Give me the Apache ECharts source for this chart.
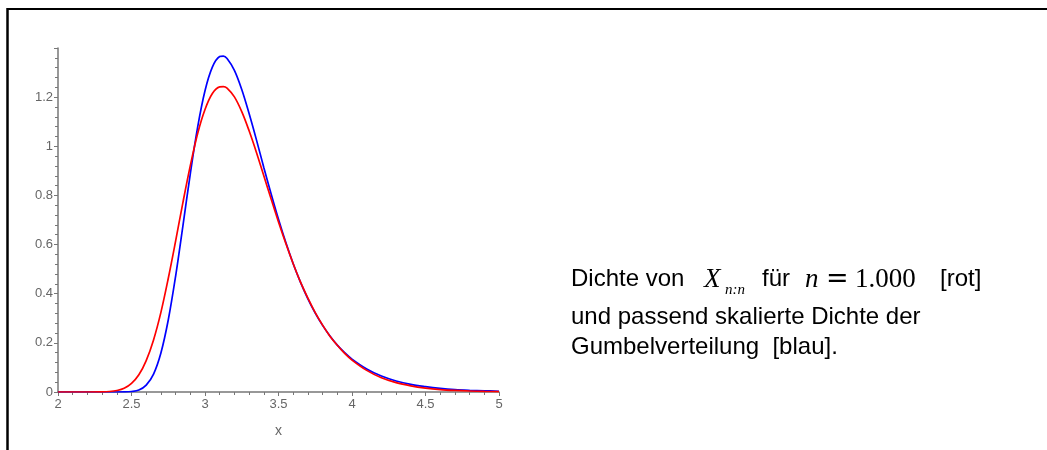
<!DOCTYPE html>
<html>
<head>
<meta charset="utf-8">
<script src="https://cdn.jsdelivr.net/npm/echarts@6/dist/echarts.min.js"></script>
<style>
html,body{margin:0;padding:0;background:#fff;}
#chart{width:1047px;height:450px;}
</style>
</head>
<body>
<div id="chart"></div>
<script>
// x positions
const xValues = [2.0, 2.1, 2.2, 2.3, 2.35, 2.4, 2.45, 2.5, 2.55, 2.6, 2.65, 2.7, 2.75, 2.8, 2.85, 2.9, 2.95,
  3.0, 3.05, 3.1, 3.125, 3.15, 3.2, 3.25, 3.3, 3.35, 3.4, 3.45, 3.5, 3.55, 3.6, 3.65, 3.7, 3.75, 3.8, 3.85, 3.9, 3.95,
  4.0, 4.1, 4.2, 4.3, 4.4, 4.5, 4.6, 4.7, 4.8, 4.9, 5.0];
// density of X_{n:n}, n = 1000 [red]
const redValues = [0, 0, 0, 0.0006, 0.002, 0.006, 0.015, 0.035, 0.070, 0.128, 0.212, 0.324, 0.462, 0.614, 0.772, 0.921, 1.052,
  1.150, 1.215, 1.242, 1.243, 1.237, 1.201, 1.141, 1.063, 0.975, 0.880, 0.785, 0.692, 0.604, 0.522, 0.447, 0.382, 0.323, 0.272, 0.227, 0.190, 0.157,
  0.130, 0.088, 0.058, 0.038, 0.025, 0.016, 0.010, 0.0064, 0.0040, 0.0024, 0.0015];
// scaled Gumbel density [blue]
const blueValues = [0, 0, 0, 0, 0, 0, 0.0003, 0.002, 0.008, 0.028, 0.073, 0.159, 0.293, 0.471, 0.677, 0.888, 1.078,
  1.226, 1.322, 1.365, 1.367, 1.357, 1.309, 1.231, 1.133, 1.026, 0.914, 0.806, 0.703, 0.608, 0.522, 0.446, 0.379, 0.321, 0.271, 0.228, 0.191, 0.160,
  0.134, 0.094, 0.065, 0.045, 0.031, 0.022, 0.015, 0.010, 0.007, 0.005, 0.003];
// axis ticks
const xTicks = [2, 2.5, 3, 3.5, 4, 4.5, 5];
const yTicks = [0, 0.2, 0.4, 0.6, 0.8, 1, 1.2];

const chart = echarts.init(document.getElementById('chart'), null, {renderer: 'canvas'});

const pairs = (ys) => xValues.map((x, i) => [x, ys[i]]);
const labelFont = {color: '#666', fontSize: 13, fontFamily: 'Liberation Sans, Arial, sans-serif'};
const SANS = '24px "Liberation Sans", Arial, sans-serif';
const SERIF_I = 'italic 27px "Liberation Serif", "Times New Roman", serif';

const option = {
  animation: false,
  backgroundColor: '#fff',
  grid: {left: 58, right: 548, top: 48, bottom: 58},
  xAxis: {
    type: 'value', min: xTicks[0], max: xTicks[xTicks.length - 1], interval: 0.5,
    name: 'x', nameLocation: 'middle', nameGap: 32,
    nameTextStyle: {color: '#666', fontSize: 14, fontFamily: 'Liberation Sans, Arial, sans-serif'},
    axisLine: {show: true, onZero: false, lineStyle: {color: '#777', width: 1.5}},
    axisTick: {show: true, length: 4, lineStyle: {color: '#777'}},
    minorTick: {show: true, splitNumber: 5, length: 3, lineStyle: {color: '#777'}},
    splitLine: {show: false},
    axisLabel: Object.assign({margin: 6, formatter: (v) => xTicks.includes(+v.toFixed(2)) ? String(v) : ''}, labelFont)
  },
  yAxis: {
    type: 'value', min: yTicks[0], max: 1.4, interval: 0.2,
    axisLine: {show: true, lineStyle: {color: '#777', width: 1.5}},
    axisTick: {show: true, length: 4, lineStyle: {color: '#777'}},
    minorTick: {show: true, splitNumber: 5, length: 3, lineStyle: {color: '#777'}},
    splitLine: {show: false},
    axisLabel: Object.assign({margin: 5, showMaxLabel: false,
      formatter: (v) => yTicks.includes(+v.toFixed(2)) ? String(v) : ''}, labelFont)
  },
  series: [
    {type: 'line', name: 'Gumbel', data: pairs(blueValues), showSymbol: false, smooth: 0.35,
      lineStyle: {color: '#0000ff', width: 1.7}, itemStyle: {color: '#0000ff'}, z: 2},
    {type: 'line', name: 'Xnn', data: pairs(redValues), showSymbol: false, smooth: 0.35,
      lineStyle: {color: '#ff0000', width: 1.7}, itemStyle: {color: '#ff0000'}, z: 3}
  ],
  graphic: [
    {type: 'line', shape: {x1: 7, y1: 9, x2: 1047, y2: 9}, style: {stroke: '#000', lineWidth: 2}},
    {type: 'line', shape: {x1: 7.5, y1: 8, x2: 7.5, y2: 450}, style: {stroke: '#000', lineWidth: 2.5}},
    {type: 'text', left: 571, top: 267, style: {text: 'Dichte von', font: SANS, fill: '#000'}},
    {type: 'text', left: 704, top: 266, style: {text: 'X', font: SERIF_I, fill: '#000'}},
    {type: 'text', left: 725, top: 283, style: {text: 'n:n', font: 'italic 15px "Liberation Serif", "Times New Roman", serif', fill: '#000'}},
    {type: 'text', left: 762, top: 267, style: {text: 'für', font: SANS, fill: '#000'}},
    {type: 'text', left: 805, top: 266, style: {text: 'n', font: SERIF_I, fill: '#000'}},
    {type: 'text', left: 826, top: 266, style: {text: '=', font: '27px "DejaVu Serif", serif', fill: '#000'}},
    {type: 'text', left: 855, top: 266, style: {text: '1.000', font: '27px "Liberation Serif", "Times New Roman", serif', fill: '#000'}},
    {type: 'text', left: 940, top: 267, style: {text: '[rot]', font: SANS, fill: '#000'}},
    {type: 'text', left: 571, top: 305, style: {text: 'und passend skalierte Dichte der', font: SANS, fill: '#000'}},
    {type: 'text', left: 571, top: 335, style: {text: 'Gumbelverteilung  [blau].', font: SANS, fill: '#000'}}
  ]
};
chart.setOption(option);
</script>
</body>
</html>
┄┄┄┄┄┄┄┄┄┄┄┄┄┄┄┄┄┄┄┄
Task details: Print the complete listing exactly as it stands, without its pictures.

Reply to the exercise:
Give me the Apache ECharts source for this chart.
<!DOCTYPE html>
<html>
<head>
<meta charset="utf-8">
<script src="https://cdn.jsdelivr.net/npm/echarts@6/dist/echarts.min.js"></script>
<style>
html,body{margin:0;padding:0;background:#fff;}
#chart{width:1047px;height:450px;}
</style>
</head>
<body>
<div id="chart"></div>
<script>
// x positions
const xValues = [2.0, 2.1, 2.2, 2.3, 2.35, 2.4, 2.45, 2.5, 2.55, 2.6, 2.65, 2.7, 2.75, 2.8, 2.85, 2.9, 2.95,
  3.0, 3.05, 3.1, 3.125, 3.15, 3.2, 3.25, 3.3, 3.35, 3.4, 3.45, 3.5, 3.55, 3.6, 3.65, 3.7, 3.75, 3.8, 3.85, 3.9, 3.95,
  4.0, 4.1, 4.2, 4.3, 4.4, 4.5, 4.6, 4.7, 4.8, 4.9, 5.0];
// density of X_{n:n}, n = 1000 [red]
const redValues = [0, 0, 0, 0.0006, 0.002, 0.006, 0.015, 0.035, 0.070, 0.128, 0.212, 0.324, 0.462, 0.614, 0.772, 0.921, 1.052,
  1.150, 1.215, 1.242, 1.243, 1.237, 1.201, 1.141, 1.063, 0.975, 0.880, 0.785, 0.692, 0.604, 0.522, 0.447, 0.382, 0.323, 0.272, 0.227, 0.190, 0.157,
  0.130, 0.088, 0.058, 0.038, 0.025, 0.016, 0.010, 0.0064, 0.0040, 0.0024, 0.0015];
// scaled Gumbel density [blue]
const blueValues = [0, 0, 0, 0, 0, 0, 0.0003, 0.002, 0.008, 0.028, 0.073, 0.159, 0.293, 0.471, 0.677, 0.888, 1.078,
  1.226, 1.322, 1.365, 1.367, 1.357, 1.309, 1.231, 1.133, 1.026, 0.914, 0.806, 0.703, 0.608, 0.522, 0.446, 0.379, 0.321, 0.271, 0.228, 0.191, 0.160,
  0.134, 0.094, 0.065, 0.045, 0.031, 0.022, 0.015, 0.010, 0.007, 0.005, 0.003];
// axis ticks
const xTicks = [2, 2.5, 3, 3.5, 4, 4.5, 5];
const yTicks = [0, 0.2, 0.4, 0.6, 0.8, 1, 1.2];

const chart = echarts.init(document.getElementById('chart'), null, {renderer: 'canvas'});

const pairs = (ys) => xValues.map((x, i) => [x, ys[i]]);
const labelFont = {color: '#666', fontSize: 13, fontFamily: 'Liberation Sans, Arial, sans-serif'};
const SANS = '24px "Liberation Sans", Arial, sans-serif';
const SERIF_I = 'italic 27px "Liberation Serif", "Times New Roman", serif';

const option = {
  animation: false,
  backgroundColor: '#fff',
  grid: {left: 58, right: 548, top: 48, bottom: 58},
  xAxis: {
    type: 'value', min: xTicks[0], max: xTicks[xTicks.length - 1], interval: 0.5,
    name: 'x', nameLocation: 'middle', nameGap: 32,
    nameTextStyle: {color: '#666', fontSize: 14, fontFamily: 'Liberation Sans, Arial, sans-serif'},
    axisLine: {show: true, onZero: false, lineStyle: {color: '#777', width: 1.5}},
    axisTick: {show: true, length: 4, lineStyle: {color: '#777'}},
    minorTick: {show: true, splitNumber: 5, length: 3, lineStyle: {color: '#777'}},
    splitLine: {show: false},
    axisLabel: Object.assign({margin: 6, formatter: (v) => xTicks.includes(+v.toFixed(2)) ? String(v) : ''}, labelFont)
  },
  yAxis: {
    type: 'value', min: yTicks[0], max: 1.4, interval: 0.2,
    axisLine: {show: true, lineStyle: {color: '#777', width: 1.5}},
    axisTick: {show: true, length: 4, lineStyle: {color: '#777'}},
    minorTick: {show: true, splitNumber: 5, length: 3, lineStyle: {color: '#777'}},
    splitLine: {show: false},
    axisLabel: Object.assign({margin: 5, showMaxLabel: false,
      formatter: (v) => yTicks.includes(+v.toFixed(2)) ? String(v) : ''}, labelFont)
  },
  series: [
    {type: 'line', name: 'Gumbel', data: pairs(blueValues), showSymbol: false, smooth: 0.35,
      lineStyle: {color: '#0000ff', width: 1.7}, itemStyle: {color: '#0000ff'}, z: 2},
    {type: 'line', name: 'Xnn', data: pairs(redValues), showSymbol: false, smooth: 0.35,
      lineStyle: {color: '#ff0000', width: 1.7}, itemStyle: {color: '#ff0000'}, z: 3}
  ],
  graphic: [
    {type: 'line', shape: {x1: 7, y1: 9, x2: 1047, y2: 9}, style: {stroke: '#000', lineWidth: 2}},
    {type: 'line', shape: {x1: 7.5, y1: 8, x2: 7.5, y2: 450}, style: {stroke: '#000', lineWidth: 2.5}},
    {type: 'text', left: 571, top: 267, style: {text: 'Dichte von', font: SANS, fill: '#000'}},
    {type: 'text', left: 704, top: 266, style: {text: 'X', font: SERIF_I, fill: '#000'}},
    {type: 'text', left: 725, top: 283, style: {text: 'n:n', font: 'italic 15px "Liberation Serif", "Times New Roman", serif', fill: '#000'}},
    {type: 'text', left: 762, top: 267, style: {text: 'für', font: SANS, fill: '#000'}},
    {type: 'text', left: 805, top: 266, style: {text: 'n', font: SERIF_I, fill: '#000'}},
    {type: 'text', left: 826, top: 266, style: {text: '=', font: '27px "DejaVu Serif", serif', fill: '#000'}},
    {type: 'text', left: 855, top: 266, style: {text: '1.000', font: '27px "Liberation Serif", "Times New Roman", serif', fill: '#000'}},
    {type: 'text', left: 940, top: 267, style: {text: '[rot]', font: SANS, fill: '#000'}},
    {type: 'text', left: 571, top: 305, style: {text: 'und passend skalierte Dichte der', font: SANS, fill: '#000'}},
    {type: 'text', left: 571, top: 335, style: {text: 'Gumbelverteilung  [blau].', font: SANS, fill: '#000'}}
  ]
};
chart.setOption(option);
</script>
</body>
</html>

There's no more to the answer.